Many times in the history of science, the most covert secrets of the universe seem to have revealed themselves in seemingly random situations. According to the famous American philosopher Thomas Kuhn, the development of scientific discoveries is not linear. Instead, science is punctuated by revolutions that signal major shifts in our understanding of our cosmos.


So when the famous astronomer Edwin P. Hubble was developing a photographic plate after his observation using the Hooker 100-inch telescope in Mt. Wilson back in 1923, little was he aware of what the cosmos had in store for him.



Hubble in ca. 1922 operating the 100-inch Hooker telescope at Mt. Wilson. [Edwin Hubble Papers/Courtesy of Huntington Library, San Marino, Calif.]


Hubble was studying our nearby Andromeda galaxy and had identified many novae, events that cause the sudden magnification of the brightness of a star, which then goes on to slowly fade back again after a few weeks or months. By photographing the same patch of sky during different nights and comparing the plates, Hubble was able to identify these apparently “new” stars.

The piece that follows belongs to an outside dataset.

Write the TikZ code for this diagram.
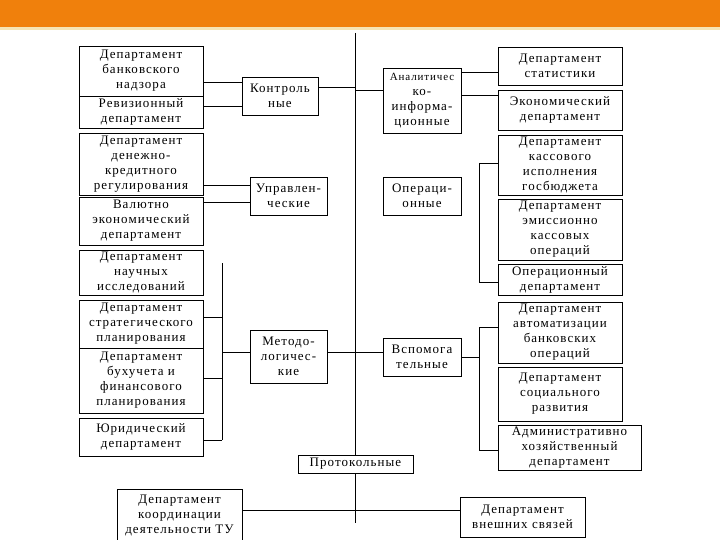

However, it turned out that one of these Novae was actually a Cepheid variable, a type of star whose luminosity changes periodically with time. What is even more important is that the luminosity of the Cepheid star and its pulsating period are directly linked. So, knowing the luminosity and measuring the apparent brightness of the star, Hubble was able to calculate the distance to the Cepheid and thus to the Andromeda galaxy to 900,000 light-years. Although this calculation is significantly different from the currently established value of 2.54 million years, it nevertheless proved that the Andromeda galaxy lies way outside our Milky Way.



The famous Andromeda Galaxy (M31) VAR! plate. Hubble had first identified the star on the top right as a Nova (N), but he later realised that it is actually a variable Cepheid star and corrected it without hiding his excitement (VAR!) [Courtesy of the Carnegie Observatories]


Before this discovery, Hubble was convinced that these “island universes” resided way farther than our own Milky Way galaxy, having received heavy criticism for his ideas, mainly by the popular Harvard-based astronomer Harlow Shapley. Hubble was sure that by measuring the distance to any of these galaxies he could prove his theory. However, conventional methods such as parallax measurements were inefficient due to the tremendous distances that made the stars in those other galaxies appear static.


By proving that our Milky Way is just one of the many galaxies in the universe, Hubble moved the centre of our universe once again, almost 450 years after Copernicus had moved our Earth away from the center of our solar system.